車子又開始前進,李冰玉見年輕人長得斯斯文文,不像是久經高原風霜的人,一邊照顧着年輕人,一邊問小女孩:“小姑娘,你叫什麼名字?”
小女孩說:“我叫卓瑪”。
李冰玉笑着說:“卓瑪,好美的名字,他是你的老師?他怎麼看着不像你們這裡的人啊?”
卓瑪說:“陳老師是大城市來的,他來了一年了”。
李冰玉很感興趣的說:“卓瑪,給我說說你們學校,還有這位陳老師吧”。
卓瑪很感激李冰玉他們幫助了自己,也喜歡這位天仙一樣的姐姐,於是便大方的說道:“我們學校在山裡,只有兩個老師,陳老師是春天來的,他說是來支教的,我們都喜歡陳老師,他爲了多點時間給我們上課,所以春節都沒有回去”。
卓瑪說着,眼淚都流出來了,李冰玉摟着她,安慰着她,慕容楓則加快了速度。
李冰玉給陳老師餵了些水,加上車子裡面暖和一些,陳老師慢慢的醒了過來。
陳老師看看李冰玉,突然說了句讓慕容楓大跌眼鏡的話:“我是不是已經死了?我這是在天堂嗎?”

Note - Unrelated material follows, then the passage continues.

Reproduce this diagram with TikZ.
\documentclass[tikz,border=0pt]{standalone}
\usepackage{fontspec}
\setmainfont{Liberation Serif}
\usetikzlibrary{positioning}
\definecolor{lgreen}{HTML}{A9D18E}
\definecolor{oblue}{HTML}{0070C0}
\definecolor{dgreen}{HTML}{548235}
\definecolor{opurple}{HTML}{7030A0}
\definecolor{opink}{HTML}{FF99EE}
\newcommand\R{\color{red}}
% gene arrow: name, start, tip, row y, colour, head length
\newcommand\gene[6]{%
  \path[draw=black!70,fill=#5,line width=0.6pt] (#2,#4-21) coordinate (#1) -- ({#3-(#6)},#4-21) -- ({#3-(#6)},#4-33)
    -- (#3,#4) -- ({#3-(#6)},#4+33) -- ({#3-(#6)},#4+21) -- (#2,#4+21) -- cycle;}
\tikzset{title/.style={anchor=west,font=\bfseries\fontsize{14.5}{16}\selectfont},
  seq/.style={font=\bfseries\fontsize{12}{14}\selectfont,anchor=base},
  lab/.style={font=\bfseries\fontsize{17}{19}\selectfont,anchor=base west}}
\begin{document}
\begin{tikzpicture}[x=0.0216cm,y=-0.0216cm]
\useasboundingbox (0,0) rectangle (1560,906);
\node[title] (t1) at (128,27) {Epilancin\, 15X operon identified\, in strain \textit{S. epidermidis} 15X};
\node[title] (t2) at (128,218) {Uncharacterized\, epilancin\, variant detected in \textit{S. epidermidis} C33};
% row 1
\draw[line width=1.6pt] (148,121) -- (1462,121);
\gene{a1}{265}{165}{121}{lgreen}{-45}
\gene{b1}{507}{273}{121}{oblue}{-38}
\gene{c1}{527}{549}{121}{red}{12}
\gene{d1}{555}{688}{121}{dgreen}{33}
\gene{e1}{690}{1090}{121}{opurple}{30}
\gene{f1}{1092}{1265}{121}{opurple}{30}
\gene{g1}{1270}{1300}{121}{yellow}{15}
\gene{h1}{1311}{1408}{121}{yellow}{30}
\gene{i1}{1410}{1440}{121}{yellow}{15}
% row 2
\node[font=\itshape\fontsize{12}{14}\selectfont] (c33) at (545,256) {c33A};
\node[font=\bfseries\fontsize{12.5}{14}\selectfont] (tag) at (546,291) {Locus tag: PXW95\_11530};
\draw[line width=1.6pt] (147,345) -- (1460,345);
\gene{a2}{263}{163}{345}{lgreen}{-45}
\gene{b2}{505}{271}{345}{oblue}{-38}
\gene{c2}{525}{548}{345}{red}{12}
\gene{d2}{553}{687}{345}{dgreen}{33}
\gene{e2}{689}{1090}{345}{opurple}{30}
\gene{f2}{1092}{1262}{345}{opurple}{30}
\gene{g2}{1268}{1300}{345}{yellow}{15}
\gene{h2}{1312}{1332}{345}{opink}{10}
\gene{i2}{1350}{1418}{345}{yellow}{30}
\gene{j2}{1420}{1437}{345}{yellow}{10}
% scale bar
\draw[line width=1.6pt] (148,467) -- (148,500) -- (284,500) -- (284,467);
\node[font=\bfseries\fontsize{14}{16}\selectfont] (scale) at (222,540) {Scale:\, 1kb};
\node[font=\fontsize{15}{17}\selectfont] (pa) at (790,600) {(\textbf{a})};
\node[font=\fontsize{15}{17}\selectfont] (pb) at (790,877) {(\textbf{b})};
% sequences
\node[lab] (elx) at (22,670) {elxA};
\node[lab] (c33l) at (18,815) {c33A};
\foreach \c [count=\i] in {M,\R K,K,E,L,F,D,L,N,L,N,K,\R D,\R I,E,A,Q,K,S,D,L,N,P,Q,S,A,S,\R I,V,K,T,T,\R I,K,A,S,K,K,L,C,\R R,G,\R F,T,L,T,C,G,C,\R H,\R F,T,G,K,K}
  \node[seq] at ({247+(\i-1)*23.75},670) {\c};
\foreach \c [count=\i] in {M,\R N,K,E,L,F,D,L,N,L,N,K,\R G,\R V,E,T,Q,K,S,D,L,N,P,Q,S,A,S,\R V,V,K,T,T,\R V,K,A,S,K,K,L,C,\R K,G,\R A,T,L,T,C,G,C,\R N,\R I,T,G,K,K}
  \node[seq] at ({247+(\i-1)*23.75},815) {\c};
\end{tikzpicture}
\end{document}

車子猛的顛簸了一下,卓瑪對陳老師說:“陳老師,是他們救了你”。
陳老師笑笑說:“謝謝你們,我還以爲自己碰到仙女了”。
慕容楓悶聲的說:“還知道說笑,死不了”。
李冰玉忙說:“這有什麼好謝的,要謝謝也應該謝謝卓瑪”。
陳老師虛弱的說:“卓瑪,你怎麼也跟着來了,我自己去醫院就可以了,你去了縣裡一會怎麼回去啊?”
卓瑪倔強的說:“不,我要看到老師好起來”。
陳老師說:“不行,你回去,要不阿爸阿媽會擔心的”。
卓瑪還是不願意,陳老師還想勸,李冰玉說:“等她去吧,你讓她回去她也不放心,一會我們送她回來就是了”。
又經過一路顛簸,車子來到了縣醫院,陳老師被擡進了急診室。
醫生診斷,陳老師是因爲感冒誘發了心肌炎,如果不馬上治療,後果不堪設想。